Damn, I was proud of myself. I just found a 15.9x performance gain in an integral part of our technology that’s been a hotspot on the profiler since forever. So, I went and swapped all of our event dispatch code for callbacks, tweeted several times about my success, and patted myself on the back.
Then I started writing this blog post. And in the process of consolidating my thoughts and cleaning up my source code I had an idea.
What if EventDispatcher didn’t do any memory allocations? How much faster could it run?
You’re probably asking yourself, didn’t we already go over this a few paragraphs up? You can’t hook EventDispatcher‘s allocator. Or can we?
How does EventDispatcher allocate new instances of your custom events? It calls the clone() method, which you’re supposed to override if you need those clones to be typed as your custom event. The default clone() returns a new Event instance. How about a clone() that didn’t allocate any memory? What if we returned this?
Source | SWF
This performance test compares dispatchEvent with custom events that don’t allocate memory when cloned vs. Function callbacks. You can view it here.
Results? 7 ms vs. 83 ms That’s right, when you take the new out of dispatchEvent() it becomes 182x faster… 11.8x faster than a callback!
How fast is it? Well, the theoretical maximum speed for calling functions can be determined by inline the callbacks (instead of using an array of Functions, which have closure overhead). This runs around 2ms.

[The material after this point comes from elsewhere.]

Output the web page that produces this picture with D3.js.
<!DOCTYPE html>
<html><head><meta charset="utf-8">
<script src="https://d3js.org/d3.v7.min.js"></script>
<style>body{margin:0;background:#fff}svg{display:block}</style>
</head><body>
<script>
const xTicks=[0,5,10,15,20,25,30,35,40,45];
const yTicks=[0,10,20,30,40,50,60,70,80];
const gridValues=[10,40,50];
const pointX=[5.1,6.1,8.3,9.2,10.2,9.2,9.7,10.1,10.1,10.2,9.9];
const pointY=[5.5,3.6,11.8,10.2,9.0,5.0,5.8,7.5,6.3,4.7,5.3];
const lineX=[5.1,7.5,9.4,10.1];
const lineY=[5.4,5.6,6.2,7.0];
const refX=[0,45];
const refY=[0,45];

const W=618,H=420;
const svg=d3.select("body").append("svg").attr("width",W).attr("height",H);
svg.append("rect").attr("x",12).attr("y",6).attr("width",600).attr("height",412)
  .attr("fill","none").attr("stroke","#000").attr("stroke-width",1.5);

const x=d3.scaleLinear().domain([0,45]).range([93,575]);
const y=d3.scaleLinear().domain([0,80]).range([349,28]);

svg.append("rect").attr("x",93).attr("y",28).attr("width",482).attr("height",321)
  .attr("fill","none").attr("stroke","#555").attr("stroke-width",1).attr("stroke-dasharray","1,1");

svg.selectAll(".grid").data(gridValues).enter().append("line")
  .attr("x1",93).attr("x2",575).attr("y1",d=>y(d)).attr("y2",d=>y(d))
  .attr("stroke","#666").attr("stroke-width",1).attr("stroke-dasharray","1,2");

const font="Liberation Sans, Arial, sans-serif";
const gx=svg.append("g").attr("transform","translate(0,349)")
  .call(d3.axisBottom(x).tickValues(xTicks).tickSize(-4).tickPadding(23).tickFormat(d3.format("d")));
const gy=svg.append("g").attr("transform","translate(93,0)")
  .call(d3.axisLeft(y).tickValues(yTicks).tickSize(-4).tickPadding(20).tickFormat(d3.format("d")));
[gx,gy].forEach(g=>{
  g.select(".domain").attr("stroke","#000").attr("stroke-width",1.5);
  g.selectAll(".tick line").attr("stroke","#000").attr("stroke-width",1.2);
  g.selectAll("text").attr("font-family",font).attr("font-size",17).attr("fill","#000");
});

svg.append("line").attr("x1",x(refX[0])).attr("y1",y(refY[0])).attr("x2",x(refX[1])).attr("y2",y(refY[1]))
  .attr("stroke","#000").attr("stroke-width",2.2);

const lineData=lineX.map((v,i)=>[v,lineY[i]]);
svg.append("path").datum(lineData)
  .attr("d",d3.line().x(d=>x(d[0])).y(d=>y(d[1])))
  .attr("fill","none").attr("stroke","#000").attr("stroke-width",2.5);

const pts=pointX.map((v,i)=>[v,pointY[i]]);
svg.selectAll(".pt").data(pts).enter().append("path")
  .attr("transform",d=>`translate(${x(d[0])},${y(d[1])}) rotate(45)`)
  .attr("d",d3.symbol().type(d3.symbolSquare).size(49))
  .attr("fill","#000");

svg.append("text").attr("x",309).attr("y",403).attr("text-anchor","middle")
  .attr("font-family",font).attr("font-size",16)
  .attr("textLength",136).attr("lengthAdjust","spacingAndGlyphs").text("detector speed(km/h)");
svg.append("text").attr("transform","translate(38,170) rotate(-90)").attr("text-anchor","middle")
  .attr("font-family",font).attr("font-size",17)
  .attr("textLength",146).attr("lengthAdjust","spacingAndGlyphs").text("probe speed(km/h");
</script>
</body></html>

What does this mean? Well, it means that I need to go back and revert some of my commits from this afternoon. It also means you should check out your profiler and see if event dispatch is a hotspot for you, and if it is, try subbing in custom events that don’t allocate.
What do we lose by not allocating? No idea. I’ve not done that testing yet. Some suggested (based on the docs, I believe), that there’s something with EventDispatcher not being able to change the target property after an event has been dispatched, so it has to create a clone if you re-dispatch the event, but that just doesn’t make sense — I can’t think of an implementation that would require that or benefit from it. It could affect bubbling, not sure how though.
In the end, it may just be a safety measure to ensure that events can’t tamper with the original event before other events get a chance to consume it. Kinda like cloning a private array before returning it through a public method (for example, in collection classes). I’d be curious to know.
NOTE: My timings were done in the standalone Flash Player. Testing out this post I’m noticing that the numbers aren’t quite the same in the browser (not surprising).